Set in post-World War II Paris, the novel—which is called What Is Hidden Cannot Be Loved—features an unlikely love triangle: a Holocaust survivor, a Sorbonne student from colonial West Africa, and a black GI.

 

The narrative moves from the 17th-century “Slave Coast” of West Africa to occupied Paris to Civil Rights-era Kansas, and in it, I’m trying to explore the deliberate, as well as unexpected, blurring of cultural, racial, and religious lines that occurs when individuals from communities with very old and very different traditions find themselves pushed together in a world that is in tumult and also desperately in need of renewal.

 

Q: Anything else we should know?

 

A: Sure, one last thing.
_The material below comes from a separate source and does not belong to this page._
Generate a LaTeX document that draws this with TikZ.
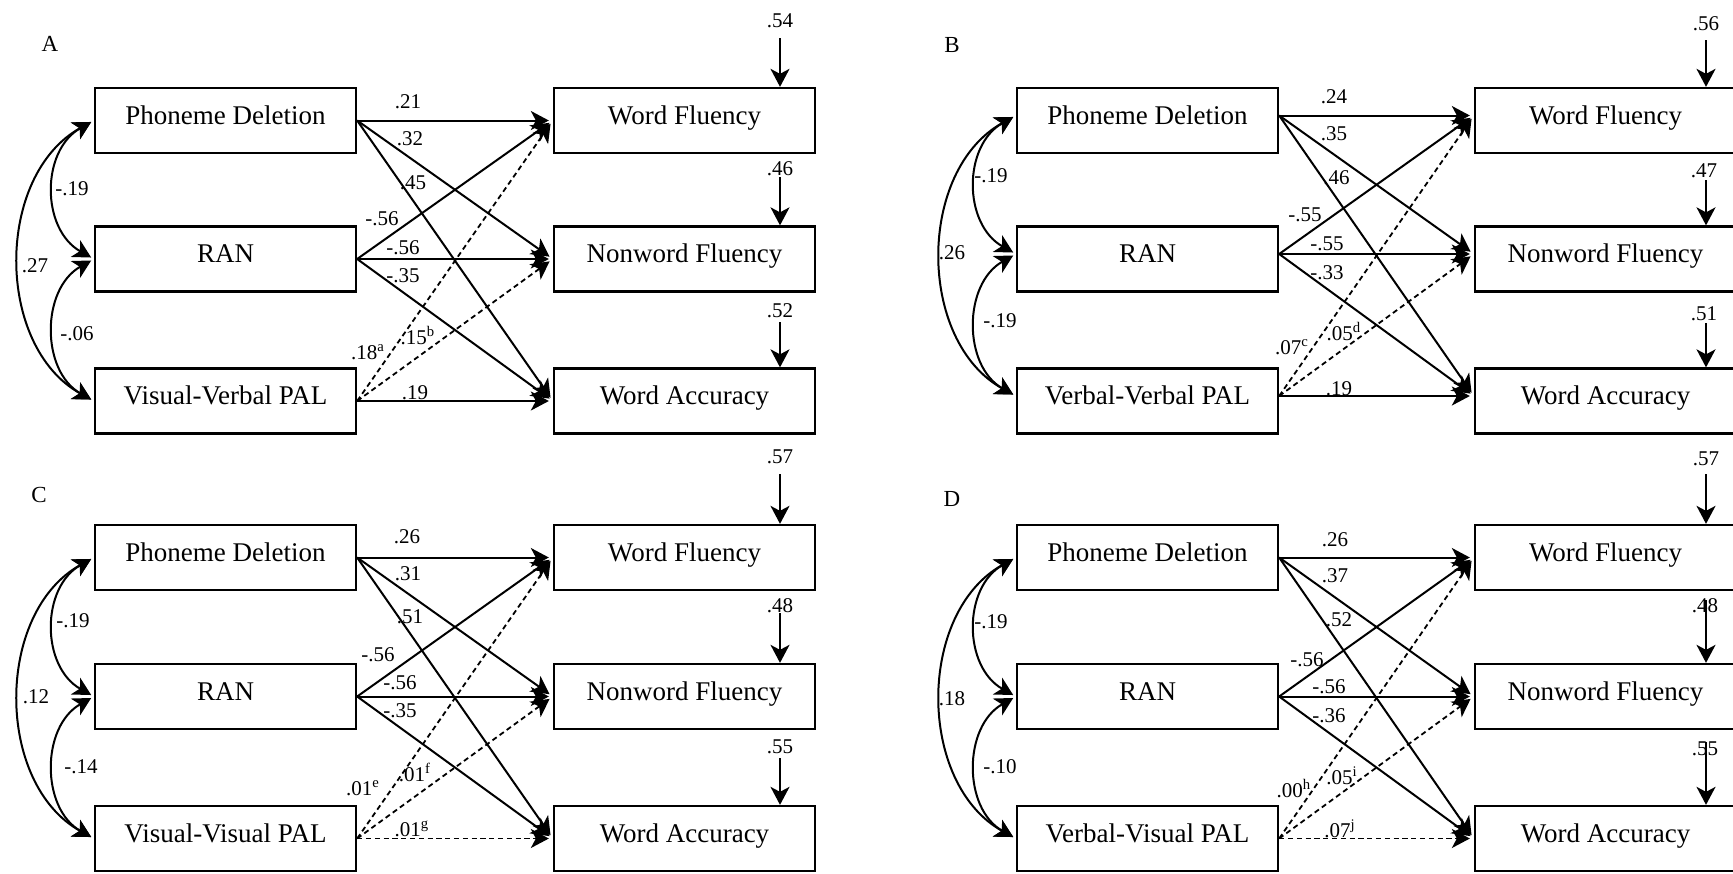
\documentclass[tikz,border=0pt]{standalone}
\usepackage{fontspec}
\setmainfont{Liberation Serif}
\usetikzlibrary{arrows.meta}

\tikzset{
  box/.style={draw=black, line width=1.15pt, minimum width=130.5pt, minimum height=32.5pt,
    inner sep=0pt, font=\fontsize{13.5pt}{16pt}\selectfont, text height=9pt, text depth=5.5pt},
  lab/.style={inner sep=0pt, font=\fontsize{10.5pt}{12pt}\selectfont, text height=7.1pt, text depth=0pt},
  ttl/.style={inner sep=0pt, font=\fontsize{11.5pt}{13pt}\selectfont, text height=7.6pt, text depth=0pt},
  causal/.style={->, line width=1pt, shorten >=2pt},
  dcausal/.style={causal, line width=0.9pt, dash pattern=on 2.6pt off 1.8pt},
  cov/.style={<->, line width=1pt, shorten >=1.5pt, shorten <=1.5pt},
  err/.style={->, line width=1pt},
}

% paths of one model: #1 node prefix, #2 vertical offset of the path ends,
% #3 style of the PAL -> Word Accuracy path
\newcommand\modelpaths[3]{%
  \foreach \srcbox in {PD,RAN}{
    \foreach \dstbox in {WF,NF,WA}{
      \draw[causal] ([yshift=#2]#1\srcbox.east) -- ([yshift=#2]#1\dstbox.west);
    }
  }
  \draw[dcausal] ([yshift=#2]#1PAL.east) -- ([yshift=#2]#1WF.west);
  \draw[dcausal] ([yshift=#2]#1PAL.east) -- ([yshift=#2]#1NF.west);
  \draw[#3] ([yshift=#2]#1PAL.east) -- ([yshift=#2]#1WA.west);
  \draw[cov] ([yshift=#2]#1PD.west) .. controls +(-53,30) and +(-53,-30) .. ([yshift=#2]#1RAN.west);
  \draw[cov] ([yshift=#2]#1RAN.west) .. controls +(-53,30) and +(-53,-30) .. ([yshift=#2]#1PAL.west);
  \draw[cov] ([yshift=#2]#1PD.west) .. controls +(-99,55) and +(-99,-55) .. ([yshift=#2]#1PAL.west);
}

\begin{document}
\begin{tikzpicture}[x=0.5pt, y=-0.5pt, >={Stealth[length=9pt,width=9.5pt,inset=2.5pt]}]
\fill[white] (0,0) rectangle (1733,873);
\clip (0,0) rectangle (1733,873);

% ---------------- Model A ----------------
\node[ttl] (aTitle) at (50,44) {A};
\node[box] (aPD)  at (225.5,120.5) {Phoneme Deletion};
\node[box] (aRAN) at (225.5,259)   {RAN};
\node[box] (aPAL) at (225.5,401)   {Visual-Verbal PAL};
\node[box] (aWF)  at (684.5,120.5) {Word Fluency};
\node[box] (aNF)  at (684.5,259)   {Nonword Fluency};
\node[box] (aWA)  at (684.5,401)   {Word Accuracy};
\modelpaths{a}{0pt}{causal}
\coordinate (aE1) at (780,38);
\coordinate (aE2) at (780,177);
\coordinate (aE3) at (780,322);
\draw[err] (aE1) -- (aE1 |- aWF.north);
\draw[err] (aE2) -- (aE2 |- aNF.north);
\draw[err] (aE3) -- (aE3 |- aWA.north);
\node[lab] (aR1) at (780,20)  {.54};
\node[lab] (aR2) at (780,168) {.46};
\node[lab] (aR3) at (780,310) {.52};
\node[lab] (aC1) at (72,188)  {-.19};
\node[lab] (aC2) at (35,265)  {.27};
\node[lab] (aC3) at (77,333)  {-.06};
\node[lab] (aP1) at (408,101) {.21};
\node[lab] (aP2) at (410,138) {.32};
\node[lab] (aP3) at (413,182) {.45};
\node[lab] (aP4) at (382,218) {-.56};
\node[lab] (aP5) at (403,247) {-.56};
\node[lab] (aP6) at (403,275) {-.35};
\node[lab] (aP7) at (368,352) {.18\textsuperscript{a}};
\node[lab] (aP8) at (418,337) {.15\textsuperscript{b}};
\node[lab] (aP9) at (415,392) {.19};

% ---------------- Model B ----------------
\node[ttl] (bTitle) at (952,45) {B};
\node[box] (bPD)  at (1147.5,120.5) {Phoneme Deletion};
\node[box] (bRAN) at (1147.5,259)   {RAN};
\node[box] (bPAL) at (1147.5,401)   {Verbal-Verbal PAL};
\node[box] (bWF)  at (1605.5,120.5) {Word Fluency};
\node[box] (bNF)  at (1605.5,259)   {Nonword Fluency};
\node[box] (bWA)  at (1605.5,401)   {Word Accuracy};
\modelpaths{b}{2.5pt}{causal}
\coordinate (bE1) at (1706,40);
\coordinate (bE2) at (1706,180);
\coordinate (bE3) at (1706,323);
\draw[err] (bE1) -- (bE1 |- bWF.north);
\draw[err] (bE2) -- (bE2 |- bNF.north);
\draw[err] (bE3) -- (bE3 |- bWA.north);
\node[lab] (bR1) at (1706,23)  {.56};
\node[lab] (bR2) at (1704,170) {.47};
\node[lab] (bR3) at (1704,313) {.51};
\node[lab] (bC1) at (991,175)  {-.19};
\node[lab] (bC2) at (952,252)  {.26};
\node[lab] (bC3) at (1000,320) {-.19};
\node[lab] (bP1) at (1334,96)  {.24};
\node[lab] (bP2) at (1334,133) {.35};
\node[lab] (bP3) at (1336.5,177) {.46};
\node[lab] (bP4) at (1305,214) {-.55};
\node[lab] (bP5) at (1327,243) {-.55};
\node[lab] (bP6) at (1327,272) {-.33};
\node[lab] (bP7) at (1292,347) {.07\textsuperscript{c}};
\node[lab] (bP8) at (1344,333) {.05\textsuperscript{d}};
\node[lab] (bP9) at (1339,388) {.19};

% ---------------- Model C ----------------
\node[ttl] (cTitle) at (39,495) {C};
\node[box] (cPD)  at (225.5,557.5) {Phoneme Deletion};
\node[box] (cRAN) at (225.5,696.5) {RAN};
\node[box] (cPAL) at (225.5,838.5) {Visual-Visual PAL};
\node[box] (cWF)  at (684.5,557.5) {Word Fluency};
\node[box] (cNF)  at (684.5,696.5) {Nonword Fluency};
\node[box] (cWA)  at (684.5,838.5) {Word Accuracy};
\modelpaths{c}{0pt}{dcausal}
\coordinate (cE1) at (780,474);
\coordinate (cE2) at (780,613);
\coordinate (cE3) at (780,758);
\draw[err] (cE1) -- (cE1 |- cWF.north);
\draw[err] (cE2) -- (cE2 |- cNF.north);
\draw[err] (cE3) -- (cE3 |- cWA.north);
\node[lab] (cR1) at (780,456) {.57};
\node[lab] (cR2) at (780,605) {.48};
\node[lab] (cR3) at (780,746) {.55};
\node[lab] (cC1) at (73,620)  {-.19};
\node[lab] (cC2) at (36,696)  {.12};
\node[lab] (cC3) at (81,766)  {-.14};
\node[lab] (cP1) at (407,536) {.26};
\node[lab] (cP2) at (408,573) {.31};
\node[lab] (cP3) at (410,616) {.51};
\node[lab] (cP4) at (378,654) {-.56};
\node[lab] (cP5) at (400,682) {-.56};
\node[lab] (cP6) at (400,710) {-.35};
\node[lab] (cP7) at (363,788) {.01\textsuperscript{e}};
\node[lab] (cP8) at (415,774) {.01\textsuperscript{f}};
\node[lab] (cP9) at (412,829) {.01\textsuperscript{g}};

% ---------------- Model D ----------------
\node[ttl] (dTitle) at (952,499) {D};
\node[box] (dPD)  at (1147.5,557.5) {Phoneme Deletion};
\node[box] (dRAN) at (1147.5,696.5) {RAN};
\node[box] (dPAL) at (1147.5,838.5) {Verbal-Visual PAL};
\node[box] (dWF)  at (1605.5,557.5) {Word Fluency};
\node[box] (dNF)  at (1605.5,696.5) {Nonword Fluency};
\node[box] (dWA)  at (1605.5,838.5) {Word Accuracy};
\modelpaths{d}{0pt}{dcausal}
\coordinate (dE1) at (1706,474);
\coordinate (dE2) at (1706,600);
\coordinate (dE3) at (1706,742);
\draw[err] (dE1) -- (dE1 |- dWF.north);
\draw[err] (dE2) -- (dE2 |- dNF.north);
\draw[err] (dE3) -- (dE3 |- dWA.north);
\node[lab] (dR1) at (1706,458) {.57};
\node[lab] (dR2) at (1705,605) {.48};
\node[lab] (dR3) at (1705,748) {.55};
\node[lab] (dC1) at (991,621)  {-.19};
\node[lab] (dC2) at (952,698)  {.18};
\node[lab] (dC3) at (1000,766) {-.10};
\node[lab] (dP1) at (1335,539) {.26};
\node[lab] (dP2) at (1335,575) {.37};
\node[lab] (dP3) at (1339,619) {.52};
\node[lab] (dP4) at (1307,659) {-.56};
\node[lab] (dP5) at (1329,686) {-.56};
\node[lab] (dP6) at (1329,715) {-.36};
\node[lab] (dP7) at (1294,790) {.00\textsuperscript{h}};
\node[lab] (dP8) at (1342,777) {.05\textsuperscript{i}};
\node[lab] (dP9) at (1340,830) {.07\textsuperscript{j}};
\end{tikzpicture}
\end{document}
As I mentioned, I didn’t want Black Cloud Rising to just be a military story. Every soldier is some mother’s son, some person’s beloved. To that end, three important women characters are central to my novel.

 

Richard’s mother, Rachel Dough, is one of these characters. She is the source of Richard’s wisdom and also—given the fact of who his father is—of his latent rage. She is as unsparing with Richard, whose fascination with his paternal family is an insult to her, as she is unforgiving of Richard’s father, their owner.

 

Then, there’s the woman Richard loves and has left behind, in fleeing to join the Union army, Fanny Aydlett. Fanny is also desired by and the target of Richard’s white near-brother, Patrick—though for more base reasons. Patrick merely sees Fanny as an attractive slave who can be, by right, taken whenever he pleases.

 

She refuses to be a victim, though, and Richard, who, typical for the era, wants to be her Lancelot, finds himself humbled by her ability to take care of herself.

 

And there’s also Richard’s white half-sister, Sarah Etheridge, with whom, as children, he had developed a friendship. An independent-minded woman in a time that requires that she be subservient to men, she has taught Richard to read, which is illegal, viewing him as a counterpart in shared oppression. But when he runs off in pursuit of his freedom, she suffers it as a betrayal.

 

Those subplots were really important to me, as I didn’t want Black Cloud Rising to be just a story of men in battle.